If the management does not agree on the priority of improving service, the intended focus on service gets fractured and lost in a deluge of comments on pricing, competition, recent problems and defective products. Staff will be confused about how service really matters and they cannot be blamed. This lack of leadership alignment weakens an organisation as your top team argues over projects and budgets, the primacy of service improvement fades away and the likelihood of differentiating on service or building a superior service culture is neglected.

Companies have to build strong alignment among the members of the leadership team and alignment at the top is essential to build momentum within the entire company. Best options would be to study global best practices and successful case studies. With these insights leadership alignments can be built and all have to agree on a common service vision and secure commitment for implementation.

Poor internal service harms external service to customers. If staff is stuck in rigid boxes with poor communication and little cooperation across departments or the reporting structure produces more uncertainty and confusion than urgently needed collaboration or internal departments are more concerned about looking good than they are about looking after the customer expectations.

When things go wrong, staff are faster at pointing fingers than they are at pointing out what can be done. Unwilling attitude towards internal service consumes time, costs money and damages employee morale and worse, it prevents staff from giving external customers the quality of service they deserve. Some organisations suffer with this condition but some thrive by making excellent internal service to colleagues a focus of their culture and benchmark their service to customers. To build a culture of excellent service between functions, divisions and departments, the management must provide teams with consistent support.

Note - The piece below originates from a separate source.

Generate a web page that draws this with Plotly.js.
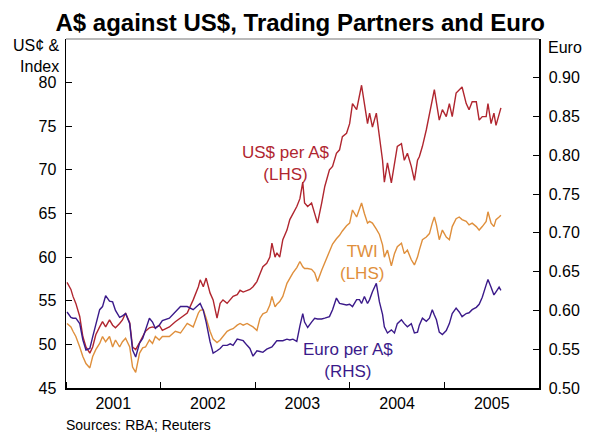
<!DOCTYPE html>
<html>
<head>
<meta charset="utf-8">
<script src="https://cdn.plot.ly/plotly-3.0.1.min.js"></script>
<style>html,body{margin:0;padding:0;background:#fff;}#chart{width:591px;height:432px;}</style>
</head>
<body>
<div id="chart"></div>
<script>
// Observation times as decimal years
const obsTimes = [
 2001.011,2001.053,2001.074,2001.105,2001.147,2001.179,2001.211,2001.253,2001.284,2001.316,2001.358,2001.389,2001.421,2001.463,2001.495,2001.526,2001.568,2001.600,2001.632,2001.674,2001.705,2001.737,2001.779,2001.811,2001.842,2001.884,2001.916,2001.947,2001.989,
 2002.021,2002.095,2002.158,2002.211,2002.284,2002.347,2002.400,2002.421,2002.453,2002.484,2002.526,2002.558,2002.600,2002.632,2002.663,2002.705,2002.737,2002.768,2002.811,2002.842,2002.874,2002.916,2002.947,2002.979,
 2003.021,2003.053,2003.084,2003.126,2003.158,2003.179,2003.211,2003.232,2003.263,2003.295,2003.337,2003.368,2003.400,2003.442,2003.474,2003.505,2003.526,2003.558,2003.600,2003.632,2003.663,2003.705,2003.737,2003.789,2003.821,2003.863,2003.895,2003.926,2003.968,
 2004.000,2004.032,2004.074,2004.105,2004.126,2004.158,2004.189,2004.211,2004.242,2004.284,2004.316,2004.347,2004.368,2004.400,2004.442,2004.474,2004.505,2004.547,2004.579,2004.611,2004.653,2004.684,2004.716,2004.737,2004.768,2004.811,2004.842,2004.874,2004.895,2004.916,2004.947,2004.979,
 2005.021,2005.053,2005.084,2005.126,2005.158,2005.189,2005.232,2005.263,2005.295,2005.337,2005.368,2005.400,2005.442,2005.463,2005.495,2005.526,2005.547,2005.579,2005.600
];
// US cents per A$ (LHS)
const usdPerAud = [
 57.1,56.3,55.5,54.7,53.2,50.9,49.7,49.0,49.7,51.1,52.0,52.6,52.0,52.8,52.2,51.9,52.4,52.8,53.6,52.5,49.7,49.4,50.2,50.9,51.5,51.9,52.0,51.9,52.2,
 51.6,52.0,52.6,53.0,53.6,55.1,56.6,57.4,56.6,57.6,55.9,55.1,53.0,54.7,55.1,54.7,55.1,55.5,55.7,56.2,56.0,56.2,56.3,56.6,
 57.2,58.1,58.9,59.3,60.0,61.6,60.0,60.5,60.0,62.0,63.1,64.3,65.0,65.8,66.7,68.6,66.2,65.8,66.2,65.0,63.9,66.2,68.1,70.0,70.4,71.9,72.3,73.8,74.2,
 75.3,77.6,76.9,78.4,79.7,77.6,75.3,76.5,74.9,76.5,73.8,71.1,68.6,70.8,68.5,70.8,72.7,73.0,71.1,71.9,70.4,68.8,71.1,71.5,72.7,74.6,76.5,78.0,79.2,77.7,75.7,76.9,
 76.1,77.6,76.1,78.8,79.2,79.5,77.6,76.9,77.8,77.8,75.7,76.1,76.1,77.6,75.3,76.5,75.1,76.5,77.1
];
// Trade-weighted index (LHS)
const twi = [
 52.4,52.0,51.5,50.9,49.7,48.6,47.8,47.3,48.6,49.4,50.1,50.9,50.3,50.9,49.7,50.5,49.7,50.3,50.7,49.7,47.4,46.8,49.0,49.6,49.7,50.5,50.1,50.9,50.5,
 50.9,50.9,51.5,51.3,52.4,52.0,53.6,53.9,54.0,53.0,51.5,50.6,50.2,50.5,50.9,51.5,51.7,51.8,52.2,52.4,52.2,52.4,52.2,52.0,
 51.6,53.0,53.5,53.7,54.5,55.5,54.3,54.6,54.9,55.5,57.0,57.6,58.2,58.8,59.5,58.9,58.7,58.7,58.6,58.2,57.2,58.5,59.3,60.6,61.5,62.1,62.5,63.0,63.6,
 63.9,65.4,64.6,65.4,66.2,65.0,63.9,64.1,63.9,63.2,62.6,61.4,60.0,60.8,59.0,60.4,61.2,61.6,60.4,60.8,59.7,59.1,60.0,60.8,62.0,62.3,62.7,63.9,64.6,63.7,62.0,63.1,
 62.3,62.0,63.5,64.4,64.6,64.3,64.1,63.7,63.9,63.5,63.1,63.5,64.1,65.2,63.9,63.5,64.3,64.6,64.8
];
// Euro per A$ (RHS)
const eurPerAud = [
 0.598,0.591,0.590,0.590,0.583,0.562,0.549,0.551,0.566,0.583,0.601,0.605,0.619,0.612,0.611,0.600,0.591,0.593,0.596,0.583,0.549,0.540,0.558,0.564,0.575,0.590,0.585,0.577,0.581,
 0.587,0.590,0.598,0.605,0.605,0.601,0.607,0.609,0.600,0.585,0.560,0.545,0.548,0.551,0.555,0.555,0.557,0.555,0.563,0.562,0.561,0.555,0.551,0.541,
 0.548,0.547,0.546,0.550,0.552,0.553,0.558,0.561,0.561,0.561,0.563,0.562,0.563,0.560,0.580,0.596,0.585,0.578,0.585,0.590,0.589,0.589,0.590,0.592,0.601,0.616,0.609,0.608,0.607,
 0.608,0.605,0.614,0.614,0.609,0.618,0.609,0.614,0.624,0.635,0.611,0.595,0.579,0.571,0.575,0.571,0.583,0.588,0.583,0.579,0.583,0.571,0.572,0.581,0.590,0.586,0.590,0.601,0.594,0.588,0.572,0.569,
 0.574,0.583,0.596,0.603,0.598,0.592,0.596,0.597,0.601,0.604,0.608,0.617,0.633,0.640,0.630,0.620,0.624,0.630,0.626
];
const leftTicks = [45,50,55,60,65,70,75,80];
const rightTicks = [0.50,0.55,0.60,0.65,0.70,0.75,0.80,0.85,0.90];

function decToDate(t){
  const y = Math.floor(t);
  const s = Date.UTC(y,0,1), e = Date.UTC(y+1,0,1);
  return new Date(s + (t - y) * (e - s)).toISOString().slice(0,10);
}
const dates = obsTimes.map(decToDate);

const RED = '#B0262F', ORANGE = '#DF8F3C', PURPLE = '#3B1A8A';
const FONT = 'Arial, "Liberation Sans", sans-serif';

const traces = [
  {x: dates, y: usdPerAud, type: 'scatter', mode: 'lines', line: {color: RED, width: 1.4}, yaxis: 'y', hoverinfo: 'skip'},
  {x: dates, y: twi, type: 'scatter', mode: 'lines', line: {color: ORANGE, width: 1.4}, yaxis: 'y', hoverinfo: 'skip'},
  {x: dates, y: eurPerAud, type: 'scatter', mode: 'lines', line: {color: PURPLE, width: 1.4}, yaxis: 'y2', hoverinfo: 'skip'}
];

const layout = {
  width: 591, height: 432,
  margin: {l: 66, r: 52, t: 39, b: 44},
  paper_bgcolor: '#fff', plot_bgcolor: '#fff',
  showlegend: false,
  font: {family: FONT, size: 16, color: '#000'},
  title: {text: '<b>A$ against US$, Trading Partners and Euro</b>', font: {family: FONT, size: 24, color: '#000'}, x: 0.508, xanchor: 'center', y: 0.948, yanchor: 'middle'},
  xaxis: {
    type: 'date', range: ['2001-01-01', '2006-01-01'],
    tick0: '2001-01-01', dtick: 'M12', tickformat: '%Y', ticklabelmode: 'period',
    ticks: 'inside', ticklen: 6, tickcolor: '#000', tickwidth: 1,
    showline: true, linecolor: '#000', linewidth: 1.5,
    showgrid: false, zeroline: false, fixedrange: true,
    tickfont: {size: 16}
  },
  yaxis: {
    range: [45, 85], tickvals: leftTicks, ticks: 'inside', ticklen: 6, tickcolor: '#000',
    showline: true, linecolor: '#000', linewidth: 1.5,
    showgrid: false, zeroline: false, ticklabelstandoff: 5, tickfont: {size: 16}
  },
  yaxis2: {
    range: [0.50, 0.95], tickvals: rightTicks, tickformat: '.2f', overlaying: 'y', side: 'right',
    ticks: 'inside', ticklen: 6, tickcolor: '#000',
    showline: true, linecolor: '#000', linewidth: 1.5,
    showgrid: false, zeroline: false, ticklabelstandoff: 5, tickfont: {size: 16}
  },
  shapes: [
    {type: 'line', xref: 'paper', yref: 'paper', x0: 0, x1: 1, y0: 1, y1: 1, line: {color: '#777', width: 1.2}}
  ],
  annotations: [
    {text: 'US¢ &<br>Index', xref: 'paper', yref: 'paper', x: -0.008, y: 0.95, xanchor: 'right', yanchor: 'middle', align: 'right', showarrow: false, font: {size: 16}},
    {text: 'Euro', xref: 'paper', yref: 'paper', x: 1.015, y: 0.977, xanchor: 'left', yanchor: 'middle', align: 'left', showarrow: false, font: {size: 16}},
    {text: 'US$ per A$<br>(LHS)', xref: 'paper', yref: 'paper', x: (285-66)/473, y: (388-163)/349, xanchor: 'center', yanchor: 'middle', showarrow: false, font: {size: 17, color: RED}},
    {text: 'TWI<br>(LHS)', xref: 'paper', yref: 'paper', x: (362-66)/473, y: (388-262)/349, xanchor: 'center', yanchor: 'middle', showarrow: false, font: {size: 17, color: ORANGE}},
    {text: 'Euro per A$<br>(RHS)', xref: 'paper', yref: 'paper', x: (348-66)/473, y: (388-360)/349, xanchor: 'center', yanchor: 'middle', showarrow: false, font: {size: 17, color: PURPLE}},
    {text: 'Sources: RBA; Reuters', xref: 'paper', yref: 'paper', x: -0.004, y: -0.106, xanchor: 'left', yanchor: 'middle', showarrow: false, font: {size: 14}}
  ]
};

Plotly.newPlot('chart', traces, layout, {staticPlot: true, displayModeBar: false});
</script>
</body>
</html>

Improve activities that influence your staff service culture every day. Have a service vision, common service language and communication method, benchmark service, staff service measures, service improvement process, rewards and recognitions, orientation and service role modelling, train service staff on service
recovery/guarantees and to listen to voice of customers.



Deadly service sin
Budget is management responsibility. Service staff will have blue sky ideas, great ideas but despite this high volume of new ideas, there is painfully little new action at the end, all the happy talk about excellent service seems to be just talk. A pile of ideas can be transformed into a mountain of results with a process that moves ideas into action.

How could this be done? Select a team of change leaders who get certified to conduct service improvement workshops. Then deploy this powerful resource to teach service principles to all internal and external service providers. Next, apply the tools and frameworks. Learn to review service problems and generate new ideas. Choose ideas that offer quick wins and others that hold the possibility for big and positive changes. Now put these ideas into action. As results are achieved, trumpet the service solutions and praise the people involved. Repeat this cycle until everyone appreciates how service issues lead to new ideas, new ideas lead to new actions and new action produces results.

As time goes on customer complaints may increase and internal problems may keep building up and they wear your people down. Enthusiasm dims like a slowly dying ember. Fortunately, you can fan a glowing ember back to life. Reignite the interest and motivation of your team with contests, workshops, keynote presentations, customer visits, panel discussions, cross-functional teams and more. Be proactive. Make sure everyone is engaged weekly, monthly and quarterly in creative programmes that keep the flame for service burning brightly.

Sustaining focus and enthusiasm for service is an essential leadership skill. Not sustaining focus and enthusiasm is a deadly service sin. Second rate service culture can be found in many business, government and community organisations. When you see these signs at work, take action to turn the tide. You can lift your culture out of the darkness and into the ‘light of delight’.